REALLY Nice To Finally Meet You!
Hello all! By way of introduction, let me tell you why I'm so happy to have found this forum.
Developing new knowledge by linking together existing thoughts has been a lifelong passion of mine. My father introduced me to a program called "MaxThink" when I was still in school. At first glance it was just an outline processor, but the magic was the tools it provided for rearranging information to generate new insights. I started building hypertext systems for clients in Chicago in the late 80's using the MaxThink, Houdini and HyperRez programs, developed by Neil Larson (https://en.wikipedia.org/wiki/History_of_the_web_browser#Precursors).

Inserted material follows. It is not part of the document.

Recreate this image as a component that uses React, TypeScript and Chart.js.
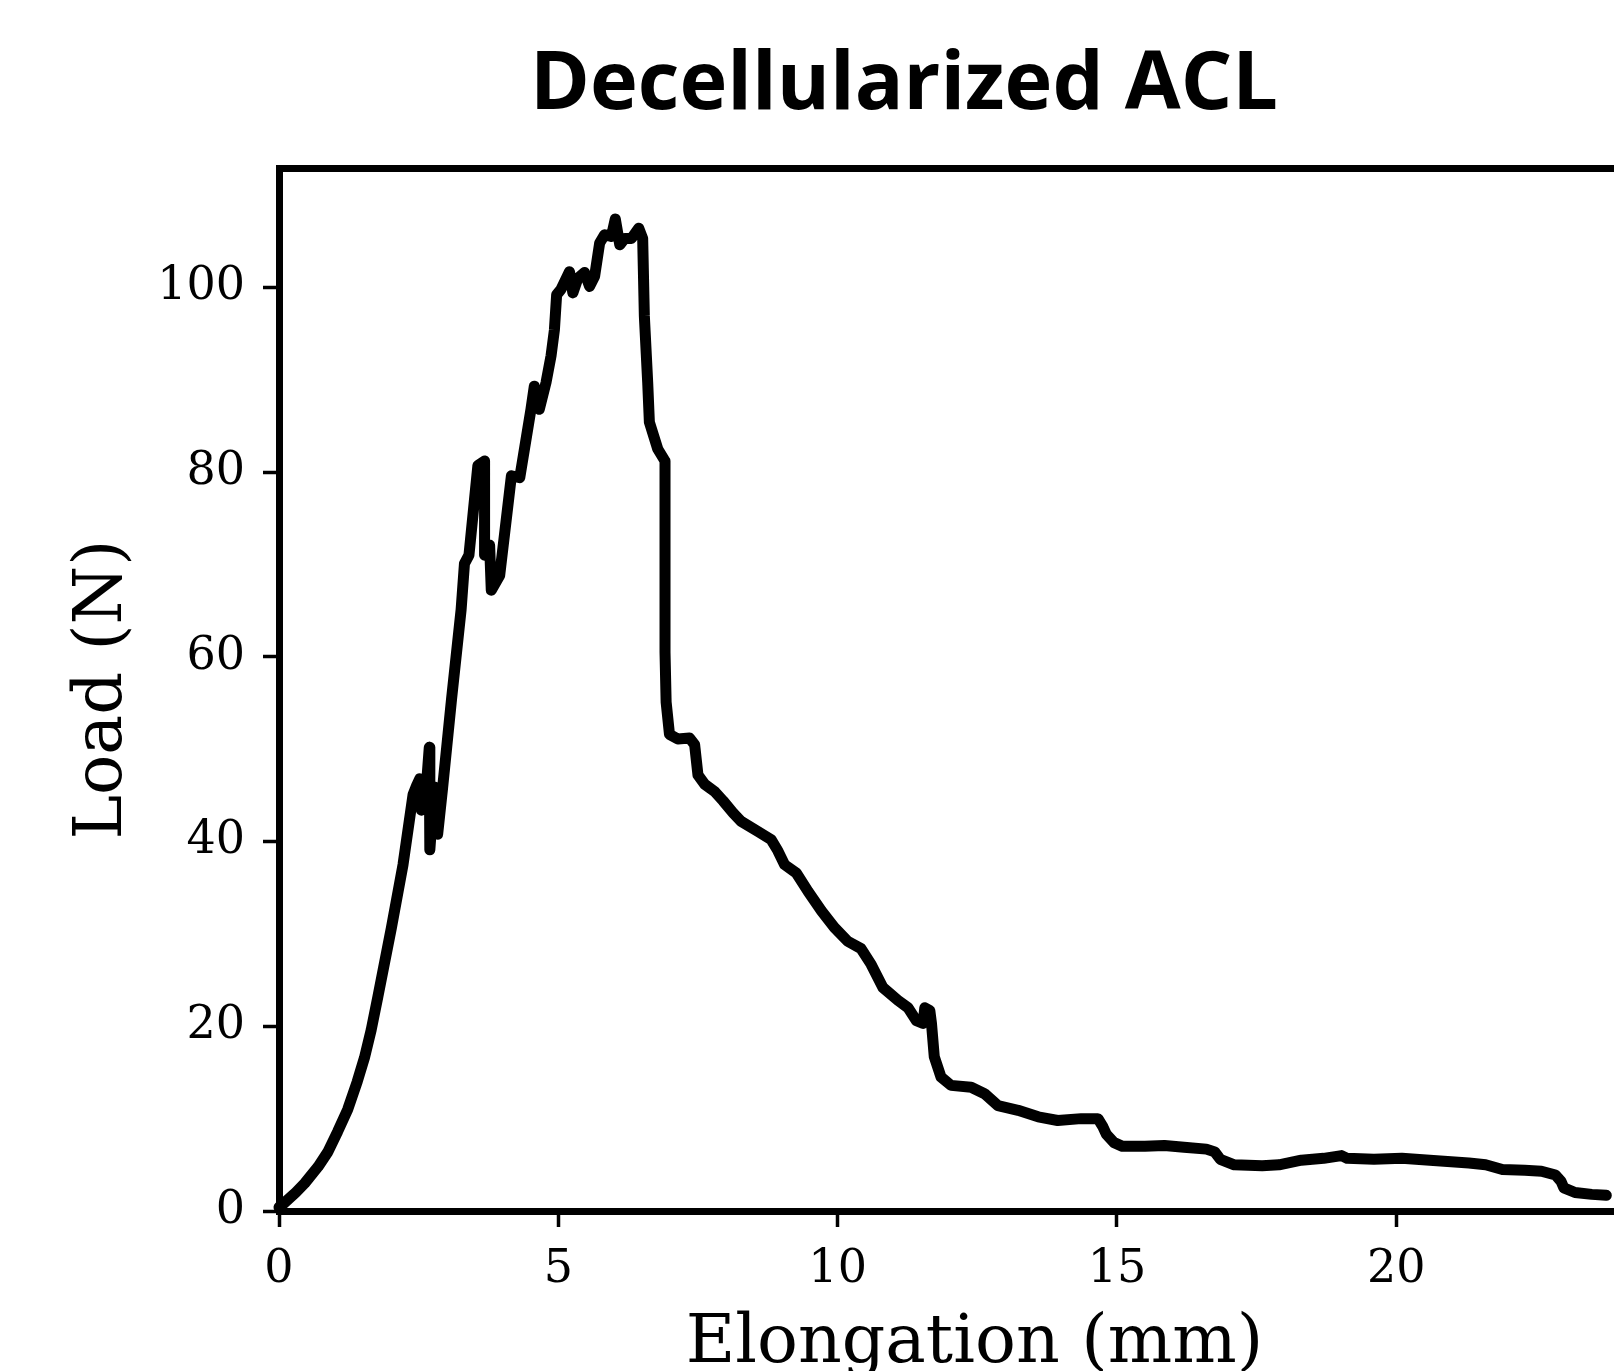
import React, { useEffect, useRef } from "react";
import { Chart, registerables } from "chart.js";

Chart.register(...registerables);

const titleText = "Decellularized ACL";
const xLabel = "Elongation (mm)";
const yLabel = "Load (N)";

const xTicks = [0, 5, 10, 15, 20];
const yTicks = [0, 20, 40, 60, 80, 100];
const xMax = 24.9;
const yMax = 112.9;

const elongation = [
  0, 0.1, 0.3, 0.46, 0.7, 0.875, 1.05, 1.23, 1.4, 1.53, 1.65, 1.77, 2.01, 2.22, 2.4, 2.46, 2.52, 2.55, 2.62, 2.69, 2.7,
  2.78, 2.84, 2.93, 3.09, 3.26, 3.32, 3.4, 3.56, 3.68, 3.68, 3.77, 3.8, 3.95, 4.16, 4.31, 4.51, 4.57, 4.66, 4.78,
  4.87, 4.93, 4.97, 5.05, 5.2, 5.26, 5.35, 5.47, 5.56, 5.65, 5.74, 5.83, 5.95, 6.02, 6.1, 6.19, 6.31, 6.44, 6.51,
  6.54, 6.6, 6.63, 6.78, 6.91, 6.91, 6.93, 6.99, 7.14, 7.35, 7.44, 7.5, 7.62, 7.8, 7.95, 8.13, 8.27, 8.57, 8.81,
  8.93, 9.05, 9.26, 9.47, 9.71, 9.94, 10.18, 10.42, 10.6, 10.81, 11.08, 11.26, 11.41, 11.53, 11.56, 11.65, 11.68,
  11.73, 11.85, 12.03, 12.39, 12.63, 12.87, 13.23, 13.59, 13.94, 14.36, 14.66, 14.75, 14.81, 14.95, 15.1, 15.5,
  15.85, 16.2, 16.6, 16.75, 16.85, 17.1, 17.6, 17.9, 18.3, 18.7, 19.02, 19.12, 19.6, 20.1, 20.6, 21.3, 21.6, 21.9,
  22.3, 22.6, 22.85, 22.95, 23.0, 23.2, 23.5, 23.76,
];

const load = [
  0.4, 0.9, 2.0, 3.0, 4.8, 6.4, 8.6, 11.0, 14.0, 16.6, 19.6, 23.2, 30.6, 37.5, 45.1, 46.0, 46.8, 43.4, 44.5, 50.2, 39.1,
  45.9, 40.8, 45.9, 55.5, 65.1, 70.1, 71.0, 80.7, 81.2, 71.0, 72.1, 67.2, 68.8, 79.6, 79.4, 86.8, 89.3, 86.8, 89.7,
  92.6, 95.4, 99.2, 99.8, 101.7, 99.4, 101.0, 101.6, 100.1, 101.2, 104.8, 105.7, 105.5, 107.4, 104.6, 105.3, 105.3,
  106.4, 105.3, 96.9, 89.7, 85.4, 82.5, 81.2, 60.5, 55.1, 51.6, 51.1, 51.2, 50.5, 47.2, 46.2, 45.4, 44.4, 43.1, 42.2,
  41.1, 40.2, 39.0, 37.5, 36.6, 34.6, 32.5, 30.7, 29.2, 28.4, 26.7, 24.2, 22.8, 22.0, 20.6, 20.3, 22.0, 21.7, 20.3,
  16.7, 14.5, 13.6, 13.4, 12.7, 11.4, 10.9, 10.2, 9.8, 10.0, 10.0, 9.1, 8.3, 7.4, 7.0, 7.0,
  7.1, 6.9, 6.7, 6.4, 5.6, 5.0, 4.9, 5.0, 5.5, 5.7, 6.0, 5.7, 5.6, 5.7, 5.5, 5.2, 5.0, 4.5,
  4.4, 4.3, 3.9, 3.2, 2.5, 2.0, 1.8, 1.7,
];

const CANVAS_W = 1808;
const CANVAS_H = 1371;
const AREA_LEFT = 279;
const AREA_RIGHT = 1670;
const AREA_BOTTOM = 1211;

export default function App() {
  const ref = useRef<HTMLCanvasElement | null>(null);

  useEffect(() => {
    if (!ref.current) return;
    const points = elongation.map((x, i) => ({ x, y: load[i] }));
    const serif = "'DejaVu Serif', serif";
    const chart = new Chart(ref.current, {
      type: "scatter",
      data: {
        datasets: [
          {
            data: points,
            showLine: true,
            borderColor: "#000000",
            backgroundColor: "#000000",
            borderWidth: 11,
            pointRadius: 0,
            borderCapStyle: "round",
            borderJoinStyle: "round",
            tension: 0,
            clip: false as any,
          },
        ],
      },
      options: {
        animation: false,
        responsive: false,
        devicePixelRatio: 1,
        layout: { padding: 0 },
        plugins: {
          legend: { display: false },
          tooltip: { enabled: false },
          title: {
            display: true,
            text: titleText,
            color: "#000000",
            font: { family: "'Open Sans', sans-serif", weight: "bold", size: 81, lineHeight: 1.2 },
            padding: { top: 37, bottom: 34 },
          },
        },
        scales: {
          x: {
            type: "linear",
            position: "bottom",
            min: 0,
            max: xMax,
            afterBuildTicks: (s: any) => {
              s.ticks = xTicks.map((v) => ({ value: v }));
            },
            afterFit: (s: any) => {
              s.height = CANVAS_H - AREA_BOTTOM;
            },
            ticks: {
              color: "#000000",
              font: { family: serif, size: 46, lineHeight: 1.2 },
              padding: 15,
              maxRotation: 0,
            },
            grid: {
              drawOnChartArea: false,
              drawTicks: true,
              tickLength: 16,
              tickWidth: 3.5,
              tickColor: "#000000",
            },
            border: { display: true, color: "#000000", width: 7 },
            title: {
              display: true,
              text: xLabel,
              color: "#000000",
              font: { family: serif, size: 68, lineHeight: 0.78 },
              padding: { top: 0, bottom: 0 },
            },
          },
          xTop: {
            type: "linear",
            position: "top",
            min: 0,
            max: xMax,
            ticks: { display: false },
            grid: { display: false, drawTicks: false },
            border: { display: true, color: "#000000", width: 7 },
            afterFit: (s: any) => {
              s.height = 0;
            },
          },
          y: {
            type: "linear",
            position: "left",
            min: 0,
            max: yMax,
            afterBuildTicks: (s: any) => {
              s.ticks = yTicks.map((v) => ({ value: v }));
            },
            afterFit: (s: any) => {
              s.width = AREA_LEFT;
            },
            ticks: {
              color: "#000000",
              font: { family: serif, size: 46, lineHeight: 1.2 },
              padding: 18,
            },
            grid: {
              drawOnChartArea: false,
              drawTicks: true,
              tickLength: 16,
              tickWidth: 3.5,
              tickColor: "#000000",
            },
            border: { display: true, color: "#000000", width: 7 },
            title: {
              display: true,
              text: yLabel,
              color: "#000000",
              font: { family: serif, size: 67, lineHeight: 1 },
              padding: { top: 70, bottom: 0 },
            },
          },
          yRight: {
            type: "linear",
            position: "right",
            min: 0,
            max: yMax,
            ticks: { display: false },
            grid: { display: false, drawTicks: false },
            border: { display: true, color: "#000000", width: 7 },
            afterFit: (s: any) => {
              s.width = CANVAS_W - AREA_RIGHT;
            },
          },
        },
      } as any,
    });
    return () => chart.destroy();
  }, []);

  return (
    <div
      style={{
        position: "fixed",
        left: 0,
        top: 0,
        width: "1614px",
        height: "1371px",
        overflow: "hidden",
        background: "#ffffff",
      }}
    >
      <canvas
        ref={ref}
        width={CANVAS_W}
        height={CANVAS_H}
        style={{ width: `${CANVAS_W}px`, height: `${CANVAS_H}px`, display: "block" }}
      />
    </div>
  );
}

During the 90's we moved our family to Europe, where I watched the web being born. I saw this primarily as an alternative means of linking information that anyone with a text editor could do for themselves. (True story: A friend who was an executive at Siemens asked if I'd be willing to build one of those new "web site" things for them, but I told him I'd hate to take their money because it was so easy he could do it himself!) The links in Berners-Lee's implementation weren't as rich as those envisioned by Larson and Ted Nelson, but the simpler version would still work for the masses.
My dad has passed now, and it's been difficult finding people to talk to about "Knowledge Annealing" (Larson) or "Logical Thinking Process" (Goldratt and Dettmer). I stumbled on this site a couple of weeks ago from a link to Ahrens' book in an Emacs news feed and a subsequent search for "Zettelkasten". Since then, I've been devouring the discussions in this forum. My father would have loved this community! I'll try to represent well.
Howdy, Stranger!
Comments
I'd be happy to talk about Goldratt's Logical Thinking Process. I worked for Eli Goldratt for several years and taught several TOC classes at his headquarters in Tel Aviv.
I'm really curious about something wrt. early hypertext systems. From what I can read (and there isn't a lot about MaxThink), the hypertext links were richer than just... well... links. What kind of relationships was it representing?
One of Larson's more powerful, but obscure tools was his perm decision tree builder.
github link describing perm
Interesting, seems like Apple Hypercard might have shared some similarities with it. I used to use that a lot in the 80s.